**Written problem:** Take the lines from the beginning of the material through the line containing "(svcL) -- (dbLtop);" and retype them exactly, leaving the pictures out.
---- Data provided
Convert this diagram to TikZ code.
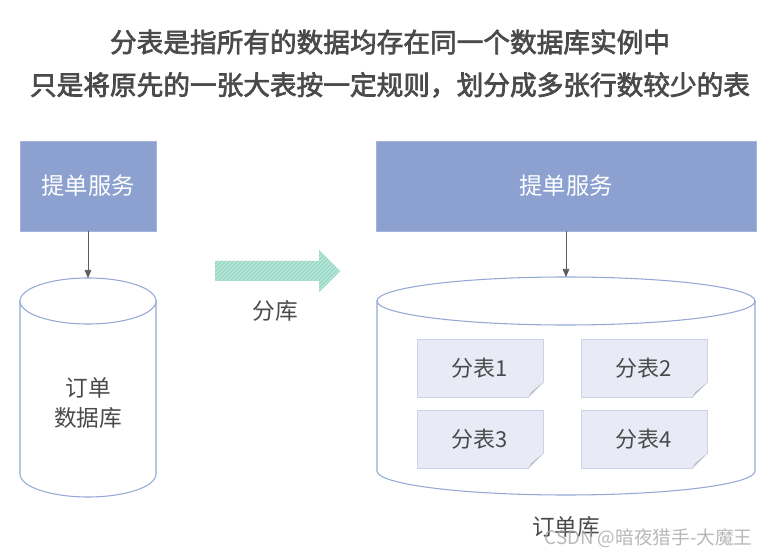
\documentclass[tikz,border=0pt]{standalone}
\usepackage{fontspec}
\setmainfont{Noto Sans CJK SC}
\newfontfamily\titlefont[FakeBold=2.5]{Noto Sans CJK SC}
\usepackage{xcolor}
\usepackage{tikz}
\usetikzlibrary{
  arrows.meta,
  positioning,
  calc,
  patterns,
}
\definecolor{textgrey}{HTML}{4A4A4A}
\definecolor{svcblue}{HTML}{8CA1CF}
\definecolor{svcedge}{HTML}{A3B3DB}
\definecolor{dbedge}{HTML}{95A8D6}
\definecolor{tabbg}{HTML}{E8EBF6}
\definecolor{tabedge}{HTML}{CBD3EB}
\definecolor{foldgrey}{HTML}{B9BCC6}
\definecolor{movegreen}{HTML}{B4E4D6}
\definecolor{hatchgreen}{HTML}{86D1BC}

\begin{document}
\begin{tikzpicture}[
    x=0.75pt, y=-0.75pt,
    title/.style={text=textgrey, font=\fontsize{20}{24}\selectfont\titlefont},
    service/.style={rectangle, draw=svcedge, fill=svcblue, text=white,
                    minimum height=67.5pt, font=\fontsize{17.5}{21}\selectfont},
    tablebox/.style={rectangle, draw=tabedge, fill=tabbg, text=textgrey,
                     minimum width=94.5pt, minimum height=43.5pt,
                     font=\fontsize{16.5}{20}\selectfont},
    label/.style={text=textgrey, font=\fontsize{17}{21}\selectfont, align=center},
    db/.style={draw=dbedge, fill=white, line width=0.8pt},
    flow/.style={draw=textgrey!90, -{Triangle[length=6pt, width=5pt]}},
  ]
  \useasboundingbox (0,0) rectangle (781,555);

  % titles
  \node[title] (title1) at (390,42) {分表是指所有的数据均存在同一个数据库实例中};
  \node[title] (title2) at (390,85) {只是将原先的一张大表按一定规则，划分成多张行数较少的表};

  % before: one service, one database
  \node[service, minimum width=102pt] (svcL) at (88,186) {提单服务};
  \path[db] (20,301) -- (20,474) arc[start angle=180, end angle=0,
        x radius=68, y radius=23] -- (156,301) -- cycle;
  \path[db] (88,301) ellipse [x radius=68, y radius=23];
  \coordinate (dbLtop) at (88,278);
  \node[label, font=\fontsize{17}{22}\selectfont] (dbL) at (88,403) {订单\\数据库};
  \draw[flow] (svcL) -- (dbLtop);

  % split arrow
  \fill[movegreen] (215,261) -- (319,261) -- (319,250) -- (340,271)
        -- (319,292) -- (319,281) -- (215,281) -- cycle;
  \path[pattern=north east lines, pattern color=hatchgreen]
        (215,261) -- (319,261) -- (319,250) -- (340,271)
        -- (319,292) -- (319,281) -- (215,281) -- cycle;
  \node[label] (split) at (275,311) {分库};

  % after: one service, one database with four tables
  \node[service, minimum width=285pt] (svcR) at (566,186) {提单服务};
  \path[db] (377,301) -- (377,471) arc[start angle=180, end angle=0,
        x radius=189, y radius=24] -- (755,301) -- cycle;
  \path[db] (566,301) ellipse [x radius=189, y radius=24];
  \coordinate (dbRtop) at (566,277);
  \draw[flow] (svcR) -- (dbRtop);

  \node[tablebox] (t1) at (480,368) {分表1};
  \node[tablebox] (t2) at (644,368) {分表2};
  \node[tablebox] (t3) at (480,439) {分表3};
  \node[tablebox] (t4) at (644,439) {分表4};
  \foreach \t in {t1,t2,t3,t4} {
    \fill[white] ($(\t.south east)+(-15,1)$) -- ($(\t.south east)+(1,1)$)
          -- ($(\t.south east)+(1,-15)$) -- cycle;
    \fill[foldgrey] ($(\t.south east)+(-15,0)$) -- ($(\t.south east)+(0,-15)$)
          -- ($(\t.south east)+(-12,-5)$) -- cycle;
  }

  \node[label] (dbR) at (566,527) {订单库};

  % watermark
  \node[text=gray!70, opacity=0.8, font=\fontsize{14}{17}\selectfont, anchor=west]
        (mark) at (540,538) {CSDN @暗夜猎手-大魔王};
\end{tikzpicture}
\end{document}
--------
**Task answer:**
Convert this diagram to TikZ code.
\documentclass[tikz,border=0pt]{standalone}
\usepackage{fontspec}
\setmainfont{Noto Sans CJK SC}
\newfontfamily\titlefont[FakeBold=2.5]{Noto Sans CJK SC}
\usepackage{xcolor}
\usepackage{tikz}
\usetikzlibrary{
  arrows.meta,
  positioning,
  calc,
  patterns,
}
\definecolor{textgrey}{HTML}{4A4A4A}
\definecolor{svcblue}{HTML}{8CA1CF}
\definecolor{svcedge}{HTML}{A3B3DB}
\definecolor{dbedge}{HTML}{95A8D6}
\definecolor{tabbg}{HTML}{E8EBF6}
\definecolor{tabedge}{HTML}{CBD3EB}
\definecolor{foldgrey}{HTML}{B9BCC6}
\definecolor{movegreen}{HTML}{B4E4D6}
\definecolor{hatchgreen}{HTML}{86D1BC}

\begin{document}
\begin{tikzpicture}[
    x=0.75pt, y=-0.75pt,
    title/.style={text=textgrey, font=\fontsize{20}{24}\selectfont\titlefont},
    service/.style={rectangle, draw=svcedge, fill=svcblue, text=white,
                    minimum height=67.5pt, font=\fontsize{17.5}{21}\selectfont},
    tablebox/.style={rectangle, draw=tabedge, fill=tabbg, text=textgrey,
                     minimum width=94.5pt, minimum height=43.5pt,
                     font=\fontsize{16.5}{20}\selectfont},
    label/.style={text=textgrey, font=\fontsize{17}{21}\selectfont, align=center},
    db/.style={draw=dbedge, fill=white, line width=0.8pt},
    flow/.style={draw=textgrey!90, -{Triangle[length=6pt, width=5pt]}},
  ]
  \useasboundingbox (0,0) rectangle (781,555);

  % titles
  \node[title] (title1) at (390,42) {分表是指所有的数据均存在同一个数据库实例中};
  \node[title] (title2) at (390,85) {只是将原先的一张大表按一定规则，划分成多张行数较少的表};

  % before: one service, one database
  \node[service, minimum width=102pt] (svcL) at (88,186) {提单服务};
  \path[db] (20,301) -- (20,474) arc[start angle=180, end angle=0,
        x radius=68, y radius=23] -- (156,301) -- cycle;
  \path[db] (88,301) ellipse [x radius=68, y radius=23];
  \coordinate (dbLtop) at (88,278);
  \node[label, font=\fontsize{17}{22}\selectfont] (dbL) at (88,403) {订单\\数据库};
  \draw[flow] (svcL) -- (dbLtop);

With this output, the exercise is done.